[Begin Rows]

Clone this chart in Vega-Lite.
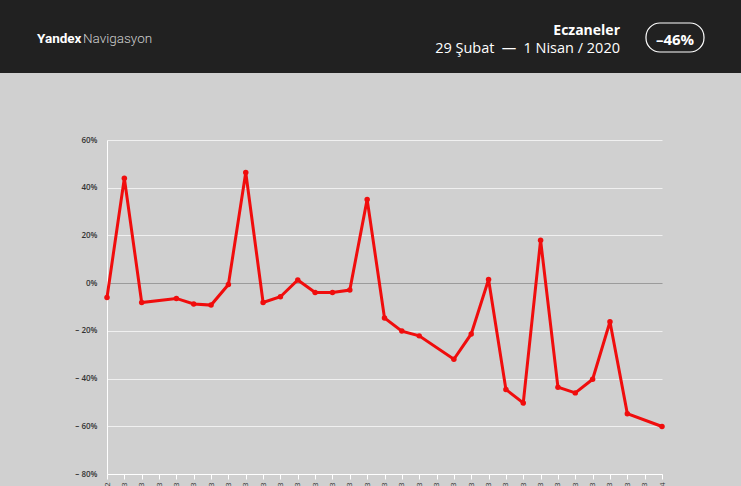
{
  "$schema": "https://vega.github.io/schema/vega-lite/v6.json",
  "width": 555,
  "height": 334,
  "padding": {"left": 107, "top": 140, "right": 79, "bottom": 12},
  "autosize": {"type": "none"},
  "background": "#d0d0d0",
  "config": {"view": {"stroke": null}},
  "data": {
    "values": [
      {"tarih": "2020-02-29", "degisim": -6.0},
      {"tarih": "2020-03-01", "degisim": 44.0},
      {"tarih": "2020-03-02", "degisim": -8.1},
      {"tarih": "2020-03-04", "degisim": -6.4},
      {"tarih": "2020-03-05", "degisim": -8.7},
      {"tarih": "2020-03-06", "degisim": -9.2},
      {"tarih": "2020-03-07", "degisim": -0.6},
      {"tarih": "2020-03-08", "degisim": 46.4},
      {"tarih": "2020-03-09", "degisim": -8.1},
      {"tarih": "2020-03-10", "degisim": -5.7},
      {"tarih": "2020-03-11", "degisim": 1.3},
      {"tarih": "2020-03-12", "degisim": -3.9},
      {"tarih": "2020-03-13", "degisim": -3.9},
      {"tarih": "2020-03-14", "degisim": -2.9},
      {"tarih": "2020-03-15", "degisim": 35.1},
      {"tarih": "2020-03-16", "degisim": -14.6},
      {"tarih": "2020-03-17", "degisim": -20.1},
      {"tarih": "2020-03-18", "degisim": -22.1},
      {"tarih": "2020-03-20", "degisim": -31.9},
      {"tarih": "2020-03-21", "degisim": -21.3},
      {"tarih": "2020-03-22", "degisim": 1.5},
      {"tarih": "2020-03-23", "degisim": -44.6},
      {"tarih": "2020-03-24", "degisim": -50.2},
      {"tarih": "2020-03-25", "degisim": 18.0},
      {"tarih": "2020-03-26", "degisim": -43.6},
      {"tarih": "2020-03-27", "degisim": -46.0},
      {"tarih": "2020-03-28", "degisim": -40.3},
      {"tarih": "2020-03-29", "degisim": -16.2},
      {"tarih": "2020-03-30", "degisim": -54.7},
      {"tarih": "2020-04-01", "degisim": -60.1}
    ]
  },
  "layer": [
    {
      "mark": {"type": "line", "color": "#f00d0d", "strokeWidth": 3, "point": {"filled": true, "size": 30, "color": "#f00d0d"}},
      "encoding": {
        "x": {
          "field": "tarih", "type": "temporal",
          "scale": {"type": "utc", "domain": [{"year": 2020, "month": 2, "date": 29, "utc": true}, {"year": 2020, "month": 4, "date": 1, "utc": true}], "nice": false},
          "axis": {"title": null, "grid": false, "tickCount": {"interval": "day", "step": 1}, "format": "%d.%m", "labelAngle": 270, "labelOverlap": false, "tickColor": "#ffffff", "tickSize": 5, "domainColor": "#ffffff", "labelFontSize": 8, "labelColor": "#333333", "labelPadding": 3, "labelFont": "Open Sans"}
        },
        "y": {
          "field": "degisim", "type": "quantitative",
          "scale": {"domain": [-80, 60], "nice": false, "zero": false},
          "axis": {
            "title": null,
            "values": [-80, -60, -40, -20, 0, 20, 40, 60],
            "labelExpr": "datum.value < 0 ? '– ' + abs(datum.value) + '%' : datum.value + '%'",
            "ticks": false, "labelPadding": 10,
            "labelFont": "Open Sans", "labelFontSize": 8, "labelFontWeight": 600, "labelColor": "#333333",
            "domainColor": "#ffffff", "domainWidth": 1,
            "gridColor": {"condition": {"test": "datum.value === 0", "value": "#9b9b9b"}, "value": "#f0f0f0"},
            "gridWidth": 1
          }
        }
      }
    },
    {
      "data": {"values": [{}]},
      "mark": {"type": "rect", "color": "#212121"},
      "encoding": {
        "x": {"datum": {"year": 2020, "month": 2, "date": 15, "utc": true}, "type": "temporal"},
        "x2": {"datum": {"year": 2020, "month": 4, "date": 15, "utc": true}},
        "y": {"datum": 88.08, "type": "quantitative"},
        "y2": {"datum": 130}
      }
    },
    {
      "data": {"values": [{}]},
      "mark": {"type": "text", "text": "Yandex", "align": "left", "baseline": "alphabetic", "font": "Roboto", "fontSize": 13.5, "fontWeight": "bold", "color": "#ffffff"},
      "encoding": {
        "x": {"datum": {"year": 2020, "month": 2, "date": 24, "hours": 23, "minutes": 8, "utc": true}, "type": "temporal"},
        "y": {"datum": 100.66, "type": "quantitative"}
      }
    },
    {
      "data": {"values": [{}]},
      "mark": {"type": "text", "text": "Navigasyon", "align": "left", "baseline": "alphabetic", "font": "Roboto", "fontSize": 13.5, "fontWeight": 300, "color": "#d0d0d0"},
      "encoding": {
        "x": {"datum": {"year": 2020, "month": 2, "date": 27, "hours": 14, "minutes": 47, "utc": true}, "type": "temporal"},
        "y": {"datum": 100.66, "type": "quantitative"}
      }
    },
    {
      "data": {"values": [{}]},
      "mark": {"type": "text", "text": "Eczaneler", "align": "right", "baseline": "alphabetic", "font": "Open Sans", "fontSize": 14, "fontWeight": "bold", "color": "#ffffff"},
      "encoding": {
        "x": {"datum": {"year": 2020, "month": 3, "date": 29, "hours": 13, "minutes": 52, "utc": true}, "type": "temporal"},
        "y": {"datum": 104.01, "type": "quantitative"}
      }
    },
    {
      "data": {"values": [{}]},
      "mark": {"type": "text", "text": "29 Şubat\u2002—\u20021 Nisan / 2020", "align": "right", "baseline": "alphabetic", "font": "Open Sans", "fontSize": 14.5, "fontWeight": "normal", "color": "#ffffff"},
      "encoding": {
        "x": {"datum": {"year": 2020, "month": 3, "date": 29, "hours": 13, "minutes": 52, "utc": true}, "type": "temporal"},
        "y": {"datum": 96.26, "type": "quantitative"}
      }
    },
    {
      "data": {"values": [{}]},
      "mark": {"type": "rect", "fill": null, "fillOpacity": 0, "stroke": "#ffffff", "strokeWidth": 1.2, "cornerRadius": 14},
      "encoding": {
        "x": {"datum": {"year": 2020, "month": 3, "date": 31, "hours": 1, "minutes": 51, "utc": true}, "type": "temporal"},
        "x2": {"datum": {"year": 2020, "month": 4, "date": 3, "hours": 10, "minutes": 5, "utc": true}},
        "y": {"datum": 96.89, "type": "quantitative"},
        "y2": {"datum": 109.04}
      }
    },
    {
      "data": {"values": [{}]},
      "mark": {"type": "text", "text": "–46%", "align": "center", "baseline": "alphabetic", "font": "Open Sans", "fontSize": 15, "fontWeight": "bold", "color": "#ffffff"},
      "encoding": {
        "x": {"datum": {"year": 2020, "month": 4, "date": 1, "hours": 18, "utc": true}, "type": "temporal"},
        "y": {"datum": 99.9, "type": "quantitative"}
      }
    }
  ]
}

[End Rows]
[Begin Rows]

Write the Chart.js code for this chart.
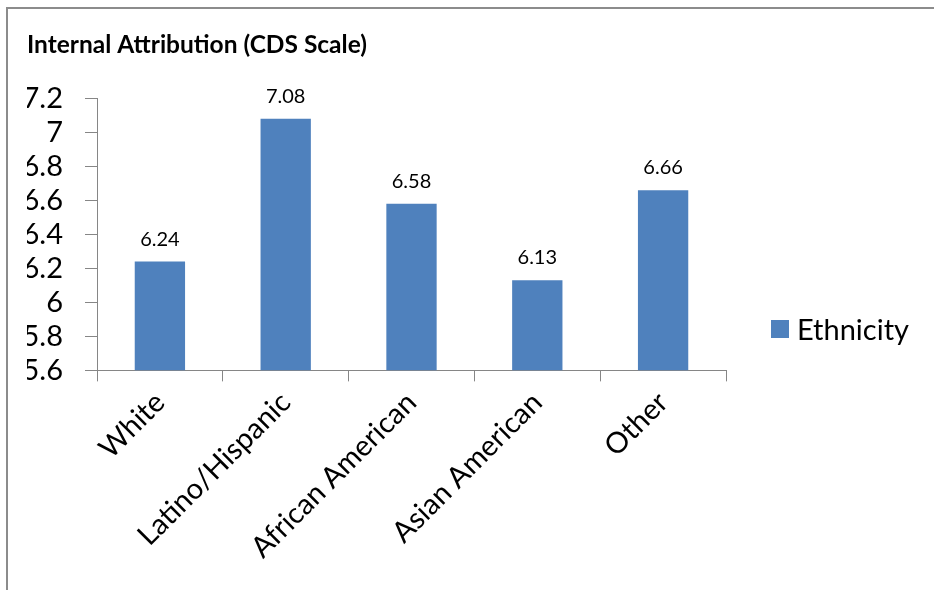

[End Rows]
[Begin Rows]

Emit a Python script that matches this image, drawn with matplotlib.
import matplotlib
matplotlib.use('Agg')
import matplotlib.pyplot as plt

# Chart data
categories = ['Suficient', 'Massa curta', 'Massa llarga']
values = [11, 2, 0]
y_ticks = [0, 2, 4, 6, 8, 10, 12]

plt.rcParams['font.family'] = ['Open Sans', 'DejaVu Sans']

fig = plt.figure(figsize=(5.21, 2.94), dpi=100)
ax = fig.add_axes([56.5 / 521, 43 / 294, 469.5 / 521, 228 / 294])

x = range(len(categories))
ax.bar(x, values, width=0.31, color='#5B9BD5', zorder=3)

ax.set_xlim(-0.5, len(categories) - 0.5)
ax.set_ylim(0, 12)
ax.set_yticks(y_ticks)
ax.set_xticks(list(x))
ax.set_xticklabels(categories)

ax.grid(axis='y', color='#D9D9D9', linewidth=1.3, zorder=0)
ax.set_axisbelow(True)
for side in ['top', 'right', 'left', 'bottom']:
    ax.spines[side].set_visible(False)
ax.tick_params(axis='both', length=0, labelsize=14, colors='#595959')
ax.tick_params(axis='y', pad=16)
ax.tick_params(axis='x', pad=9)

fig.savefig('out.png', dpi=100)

[End Rows]

→ Short task:
Please print exactly, and only, the lines from the line with "Emit a Python" to the line with "ax.bar(x, values, width=0.31, color='#5B9BD5', zorder=3)", both included.

→ The completed task:
Emit a Python script that matches this image, drawn with matplotlib.
import matplotlib
matplotlib.use('Agg')
import matplotlib.pyplot as plt

# Chart data
categories = ['Suficient', 'Massa curta', 'Massa llarga']
values = [11, 2, 0]
y_ticks = [0, 2, 4, 6, 8, 10, 12]

plt.rcParams['font.family'] = ['Open Sans', 'DejaVu Sans']

fig = plt.figure(figsize=(5.21, 2.94), dpi=100)
ax = fig.add_axes([56.5 / 521, 43 / 294, 469.5 / 521, 228 / 294])

x = range(len(categories))
ax.bar(x, values, width=0.31, color='#5B9BD5', zorder=3)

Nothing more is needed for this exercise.